The Community Day School Association’s nine child care sites, and Seattle Community Centers’ fifteen sites were all able to attend training sessions tailored to their unique needs. Some of these sites have been serving local produce since October 2011 as part of the Farm to Table (F2T) Project. Others are brand new to F2T and purchasing directly from local farms. Most sites participating in the F2T project at this point receive their produce in the form of a CSA box from a local farm. While the CSA model offers the benefit of being organic, grown & sourced locally, it also presents the challenge of using some vegetables that will be new foods to the children –– foods we call “stretch” foods (“stretch” meaning that we are encouraging and challenging the children and cooks to taste and experiment with some foods that are unfamiliar to them). Developing recipes that artfully incorporate these new products is a key step in encouraging children to try new things.
After Leika’s presentation and some discussion it was time to get our hands dirty! It was off to the kitchen to create “Hero Salad” (purple cabbage, green kale, orange carrots); English Muffin Pizzas (kale, carrots, pizza sauce & mozzarella); roasted root vegetables (celeriac, sunchokes, sweet potatoes & parsnips dusted with rosemary, thyme & parsley); and PCC’s “Health Secret Cookies” (pumpkin seeds and oatmeal help create a better-for-you chocolate chip cookie). What a menu! Everyone shared ideas about how to adapt existing recipes to use more fresh local produce featuring the flavors of the season.
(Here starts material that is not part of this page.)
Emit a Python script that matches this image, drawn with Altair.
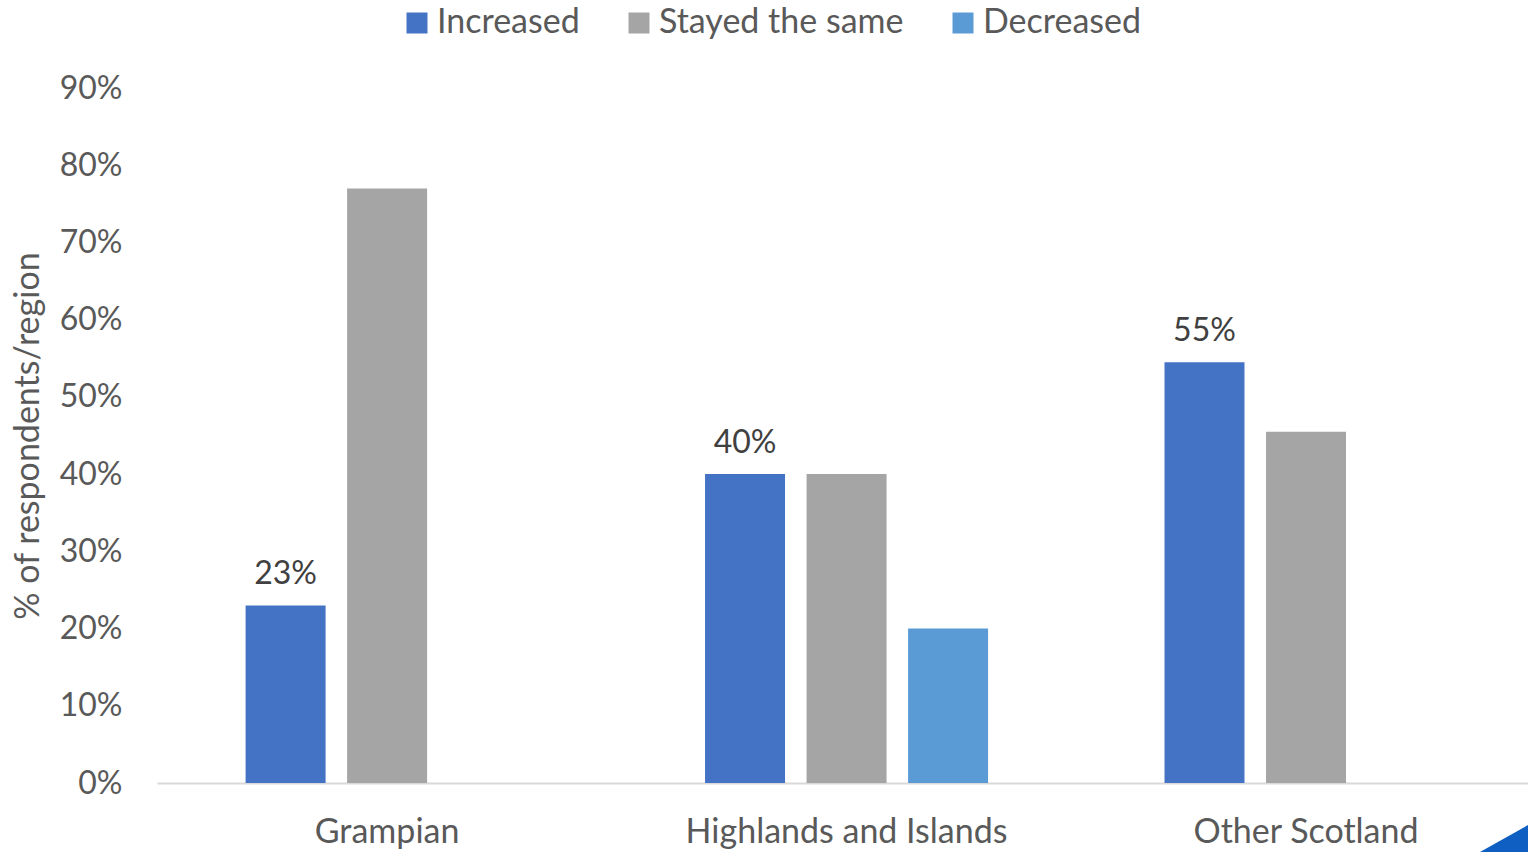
import altair as alt
import pandas as pd

regions = ["Grampian", "Highlands and Islands", "Other Scotland"]
series = ["Increased", "Stayed the same", "Decreased"]
increased = [0.23, 0.40, 0.545]
stayed = [0.77, 0.40, 0.455]
decreased = [0.0, 0.20, 0.0]
colors = ["#4472C4", "#A5A5A5", "#5B9BD5"]
y_ticks = [0, 0.1, 0.2, 0.3, 0.4, 0.5, 0.6, 0.7, 0.8, 0.9]

rows = []
for i, r in enumerate(regions):
    for s, vals in zip(series, [increased, stayed, decreased]):
        rows.append({"region": r, "series": s, "value": vals[i]})
df = pd.DataFrame(rows)

FONT = "Lato"
FS = 34

base = alt.Chart(df).encode(
    x=alt.X("region:N", sort=regions,
            scale=alt.Scale(paddingInner=0.384, paddingOuter=0.184, align=0.524),
            axis=alt.Axis(title=None, labelAngle=0, ticks=False, labelFontSize=FS,
                          labelColor="#595959", domainColor="#D9D9D9", domainWidth=2,
                          labelPadding=32, labelFont=FONT, labelLimit=600)),
    xOffset=alt.XOffset("series:N", sort=series,
                        scale=alt.Scale(domain=series, paddingInner=0.212, paddingOuter=0)),
)

bars = base.mark_bar().encode(
    y=alt.Y("value:Q", scale=alt.Scale(domain=[0, 0.9], nice=False),
            axis=alt.Axis(values=y_ticks, format=".0%", grid=False, domain=False, ticks=False,
                          labelFontSize=32, labelColor="#595959", labelPadding=35,
                          labelFont=FONT,
                          title="% of respondents/region", titleFontSize=FS,
                          titleColor="#595959", titleFontWeight="normal", titleFont=FONT,
                          titlePadding=14)),
    color=alt.Color("series:N", sort=series,
                    scale=alt.Scale(domain=series, range=colors),
                    legend=alt.Legend(title=None, orient="none", direction="horizontal",
                                      legendX=243, legendY=-82, symbolType="square",
                                      symbolSize=441, symbolStrokeWidth=0,
                                      labelFontSize=FS, labelColor="#595959",
                                      labelFont=FONT, labelOffset=3, columnPadding=42,
                                      labelLimit=600, padding=0)),
)

labels = base.transform_filter(alt.datum.series == "Increased").mark_text(
    baseline="alphabetic", dy=-21, fontSize=32, color="#404040", font=FONT
).encode(
    y="value:Q",
    text=alt.Text("value:Q", format=".0%"),
)

corner = alt.Chart(alt.Data(values=[{"k": 1}])).mark_point(
    shape="M -1 0.5625 L 1 -0.5625 L 1 0.5625 Z", filled=True, opacity=1,
    color="#0F5FC2", strokeWidth=0
).encode(x=alt.value(1347), y=alt.value(750.5), size=alt.value(2304))

chart = alt.layer(bars, labels, corner).properties(
    width=1371, height=695,
    autosize=alt.AutoSizeParams(type="none"),
    padding={"left": 157, "top": 88, "right": 0, "bottom": 69},
).configure(font=FONT).configure_view(strokeWidth=0, stroke="transparent")

chart.save("out.html", embed_options={"renderer": "svg", "actions": False})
Just as it’s considered best practices for child care providers to include children in the food prep and cooking process, and to sit down and share meals with them, the result of these training sessions was a community coming together and sharing the experience of cooking and eating together. At the end of the day, there were many happy faces knowing why serving local, seasonal produce is a best practice for child care, and also that it’s totally doable!